The Williams Octet Alumni concert happens annually over the course of one weekend in the fall term, usually coinciding with homecoming events. Manager Henry Flynt ’44 said the reunion weekend usually includes rehearsal on Friday and Saturday followed by a Saturday night performance. The program this year featured as its finale “A Rodgers and Hammerstein Gala,” one of about six repertoires the alumni group cycles through over the years. Most of the selections on the program were arranged by the group’s enthusiastic long-time music director, Warren Hunke ’42.
The songs performed by the ensemble drew many laughs from the audience, featuring entertaining escapades as well as strong singing. The musical directors often took advantage of slightly silly song lyrics to draw expressions and gestures from the performers, such as in the song “The Trouble with Women” (from the 1943 musical One Touch of Venus), which drew on double meanings and innuendoes. It finished with the line, “The trouble with women. . .is men,” emphasized by special smiles and winks from the singers.
The greatest comic moment occurred at one point during the song “Witch Doctor,” when the director pulled out his cell phone with one hand and ordered a pizza as he continued with the other to direct the soloist in a sustained note for several minutes. The pizza then arrived on stage several songs later, delivered by a member of the current Octet, Mauricio Najarro ’05.
One of the finest musical moments was the Farney’s virtuoso violin performance of “Prelude to Sonata No. 2,” which director Hunke told the audience he put in the program specifically in order to allow Farny’s talent and training to shine. Farny was also performed “All the Things You Are,” from the Kern-Hammerstein musical Very Warm in May, arranged for violin and men’s voices by Hunke.

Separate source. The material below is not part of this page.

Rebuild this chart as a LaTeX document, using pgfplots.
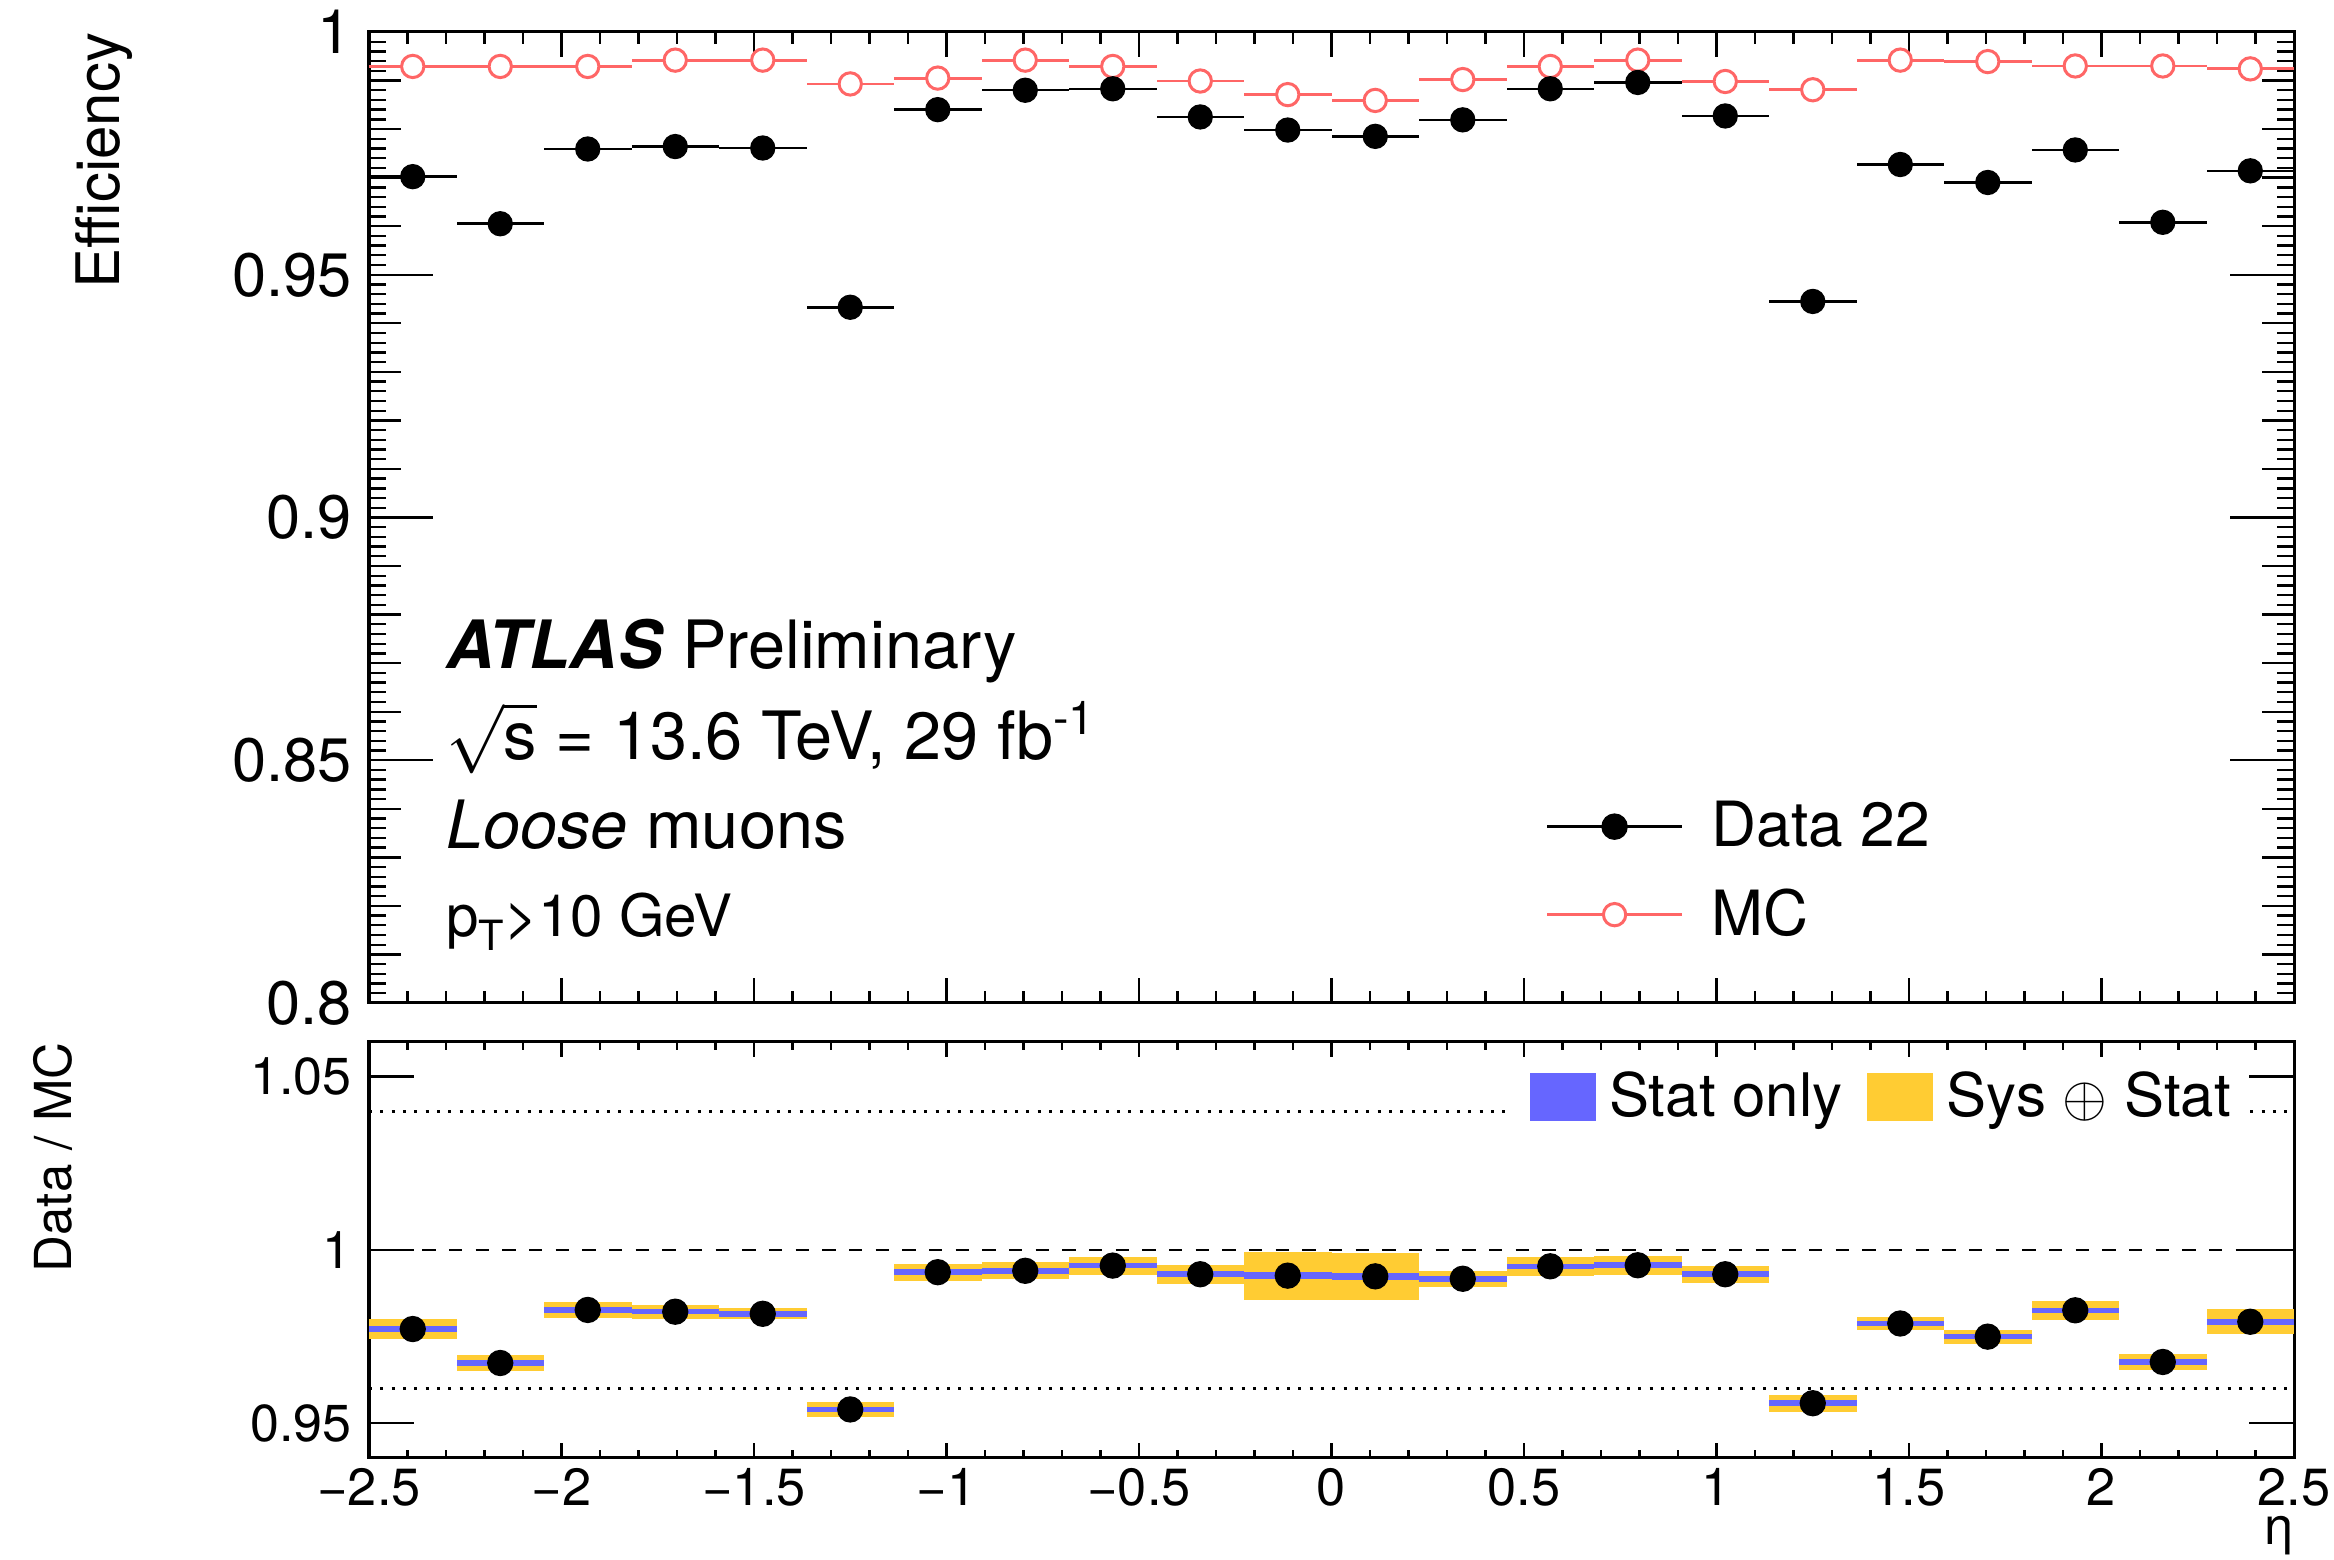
\documentclass[border=0pt]{standalone}
\usepackage{fontspec}
\setmainfont{TeX Gyre Heros}
\usepackage{pgfplots}
\usepackage{pgfplotstable}
\pgfplotsset{compat=1.18}

\definecolor{mcred}{RGB}{255,102,102}
\definecolor{statblue}{RGB}{102,102,255}
\definecolor{sysyellow}{RGB}{255,204,51}

% eta bin centre, data eff, MC eff, data/MC, stat and sys+stat on ratio
\pgfplotstableread{
x          eff     mc      r       stat    sys
-2.386364  0.9702  0.9929  0.9772  0.0008  0.0030
-2.159091  0.9605  0.9929  0.9674  0.0008  0.0022
-1.931818  0.9759  0.9929  0.9827  0.0008  0.0024
-1.704545  0.9764  0.9942  0.9822  0.0008  0.0020
-1.477273  0.9761  0.9942  0.9816  0.0008  0.0016
-1.250000  0.9433  0.9893  0.9540  0.0008  0.0022
-1.022727  0.9840  0.9905  0.9936  0.0008  0.0025
-0.795455  0.9880  0.9942  0.9940  0.0008  0.0025
-0.568182  0.9883  0.9929  0.9955  0.0008  0.0026
-0.340909  0.9825  0.9899  0.9930  0.0008  0.0028
-0.113636  0.9798  0.9871  0.9926  0.0011  0.0069
 0.113636  0.9785  0.9859  0.9924  0.0011  0.0067
 0.340909  0.9819  0.9902  0.9917  0.0008  0.0023
 0.568182  0.9883  0.9929  0.9953  0.0008  0.0027
 0.795455  0.9896  0.9942  0.9956  0.0008  0.0027
 1.022727  0.9827  0.9898  0.9930  0.0008  0.0025
 1.250000  0.9445  0.9881  0.9558  0.0008  0.0025
 1.477273  0.9727  0.9942  0.9788  0.0008  0.0019
 1.704545  0.9690  0.9939  0.9750  0.0008  0.0020
 1.931818  0.9757  0.9930  0.9826  0.0008  0.0027
 2.159091  0.9608  0.9930  0.9677  0.0008  0.0023
 2.386364  0.9714  0.9924  0.9793  0.0008  0.0036
}\effdata

\pgfplotsset{
  rootaxis/.style={
    scale only axis, width=577.5pt,
    xmin=-2.5, xmax=2.5,
    tick align=inside, tick pos=both,
    axis line style={line width=0.9pt},
    every tick/.style={black, line width=0.7pt},
  },
  toppanel/.style={rootaxis, at={(0pt,136.5pt)}, anchor=south west,
    height=291.3pt, ymin=0.8, ymax=1},
  botpanel/.style={rootaxis, at={(0pt,0pt)}, anchor=south west,
    height=124.8pt, ymin=0.94, ymax=1.06},
  nolabels/.style={xticklabel style={inner sep=0pt, font=\tiny},
    yticklabel style={inner sep=0pt, font=\tiny}},
}

\begin{document}
\begin{tikzpicture}
\path[use as bounding box] (-110.7pt,-30.3pt) rectangle (589.5pt,437.4pt);

% ---- upper panel: small y ticks
\begin{axis}[toppanel, nolabels, xtick=\empty, ytick distance=0.002, yticklabels={},
  major tick length=5pt]
\end{axis}

% ---- upper panel: labelled y ticks
\begin{axis}[toppanel, xtick=\empty,
  ytick={0.8,0.85,0.9,0.95,1}, yticklabels={0.8,0.85,0.9,0.95,1},
  minor y tick num=4, major tick length=19.3pt, minor tick length=9.7pt,
  yticklabel style={inner sep=0pt, anchor=east, xshift=-5pt,
    font=\fontsize{18.4}{22}\selectfont},
  ylabel={Efficiency},
  ylabel style={at={(axis description cs:-0.12935,1)}, anchor=base east,
    inner sep=0pt, font=\fontsize{18}{22}\selectfont}]
\end{axis}

% ---- upper panel: x ticks and data
\begin{axis}[toppanel, nolabels, ytick=\empty,
  xtick={-2.5,-2,-1.5,-1,-0.5,0,0.5,1,1.5,2,2.5}, xticklabels={},
  minor x tick num=4, major tick length=7.5pt, minor tick length=3.7pt,
  legend cell align=left,
  legend style={draw=none, fill=none, at={(axis description cs:0.6109,0.136)},
    anchor=west, inner sep=0pt, row sep=11.1pt,
    font=\fontsize{18.7}{22}\selectfont,
    nodes={inner sep=0pt},
    /tikz/every odd column/.style={column sep=8.4pt}},
  legend image code/.code={\draw[mark repeat=2, mark phase=2, #1]
    plot coordinates {(0pt,0pt) (20.25pt,0pt) (40.5pt,0pt)};}]

\addplot[only marks, mcred, mark=*, mark size=3.35pt,
  mark options={fill=white, line width=0.9pt}, forget plot,
  error bars/.cd, x dir=both, x fixed=0.113636, error mark=none,
  error bar style={line width=0.85pt, mcred}]
  table[x=x, y=mc] {\effdata};

\addplot[only marks, black, mark=*, mark size=3.6pt, forget plot,
  error bars/.cd, x dir=both, x fixed=0.113636, error mark=none,
  error bar style={line width=0.75pt, black}]
  table[x=x, y=eff] {\effdata};

\addlegendimage{black, line width=0.75pt, mark=*, mark size=3.6pt}
\addlegendentry{Data 22}
\addlegendimage{mcred, line width=0.85pt, mark=*, mark size=3.35pt,
  mark options={fill=white, line width=0.9pt}}
\addlegendentry{MC}

\node[anchor=base west, inner sep=0pt, font=\fontsize{20}{24}\selectfont]
  at (axis description cs:0.0398,0.3447) {\textbf{\textit{ATLAS}} Preliminary};
\node[anchor=base west, inner sep=0pt, font=\fontsize{20}{24}\selectfont]
  at (axis description cs:0.0398,0.2509) {$\sqrt{\mbox{s}}$ = 13.6 TeV, 29 fb\textsuperscript{-1}};
\node[anchor=base west, inner sep=0pt, font=\fontsize{20}{24}\selectfont]
  at (axis description cs:0.0398,0.1593) {\textit{Loose} muons};
\node[anchor=base west, inner sep=0pt, font=\fontsize{17.5}{21}\selectfont]
  at (axis description cs:0.0398,0.0683) {p\raisebox{-0.45ex}{\fontsize{12.5}{14}\selectfont T}>10 GeV};
\end{axis}

% ---- lower panel: y ticks
\begin{axis}[botpanel, xtick=\empty,
  ytick={0.95,1,1.05}, yticklabels={0.95,1,1.05},
  major tick length=13.5pt,
  yticklabel style={inner sep=0pt, anchor=east, xshift=-5pt,
    font=\fontsize{15.6}{19}\selectfont},
  ylabel={Data / MC},
  ylabel style={at={(axis description cs:-0.15429,1)}, anchor=base east,
    inner sep=0pt, font=\fontsize{15.3}{18}\selectfont}]
\end{axis}

% ---- lower panel: x ticks and ratio
\begin{axis}[botpanel, ytick=\empty,
  xtick={-2.5,-2,-1.5,-1,-0.5,0,0.5,1,1.5,2,2.5},
  xticklabels={−2.5,−2,−1.5,−1,−0.5,0,0.5,1,1.5,2,2.5},
  minor x tick num=4, major tick length=4.5pt, minor tick length=2.3pt,
  xticklabel style={inner sep=0pt, anchor=north, yshift=-3pt,
    font=\fontsize{15.7}{19}\selectfont},
  xlabel={η},
  xlabel style={at={(axis description cs:1,-0.2091)}, anchor=base east,
    inner sep=0pt, font=\fontsize{15.7}{19}\selectfont},
  legend columns=2, legend cell align=left,
  legend style={draw=none, fill=white, at={(axis description cs:0.5932,0.868)},
    anchor=west, inner xsep=5.4pt, inner ysep=2pt,
    font=\fontsize{18}{22}\selectfont,
    nodes={inner sep=0pt},
    /tikz/every odd column/.style={column sep=4pt},
    /tikz/every even column/.style={column sep=7.5pt}}]

\addplot[black, dash pattern=on 0.9pt off 2.5pt, line width=0.9pt, forget plot] coordinates {(-2.5,1.04) (2.5,1.04)};
\addplot[black, dash pattern=on 0.9pt off 2.5pt, line width=0.9pt, forget plot] coordinates {(-2.5,0.96) (2.5,0.96)};
\addplot[black, dash pattern=on 4pt off 4pt, line width=0.8pt, forget plot] coordinates {(-2.5,1) (2.5,1)};

\addplot[only marks, mark=none, sysyellow, forget plot,
  error bars/.cd, y dir=both, y explicit, error mark=none,
  error bar style={line width=26.25pt, sysyellow}]
  table[x=x, y=r, y error=sys] {\effdata};
\addplot[only marks, mark=none, statblue, forget plot,
  error bars/.cd, y dir=both, y explicit, error mark=none,
  error bar style={line width=26.25pt, statblue}]
  table[x=x, y=r, y error=stat] {\effdata};
\addplot[only marks, black, mark=*, mark size=3.75pt, forget plot]
  table[x=x, y=r] {\effdata};

\addlegendimage{legend image code/.code={\fill[statblue] (0pt,-7.05pt) rectangle (19.5pt,7.05pt);}}
\addlegendentry{Stat only}
\addlegendimage{legend image code/.code={\fill[sysyellow] (0pt,-7.05pt) rectangle (19.5pt,7.05pt);}}
\addlegendentry{Sys $\oplus$ Stat}
\end{axis}
\end{tikzpicture}
\end{document}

The performance by the twelve members of the current Octet featured some beautiful solos on a distinctly more modern repertoire, which included The Obvious Child by Paul Simon, I’d Die Without You by P.M. Dawn and Crash and Burn by Savage Garden. It was interesting to note the change from the background harmonies of the alumni musical numbers to the vocal percussion produced by the Octet of today.
The alumni’s talent ranged from soloists who sounded trained in professional singing to those who just put their love of the music and of this event in their voices. The audience, made up primarily of local families and returning alumni, was drawn into the energy and vibrancy of the overall performance. It was a delightful celebration of the oldest a cappella tradition at Williams.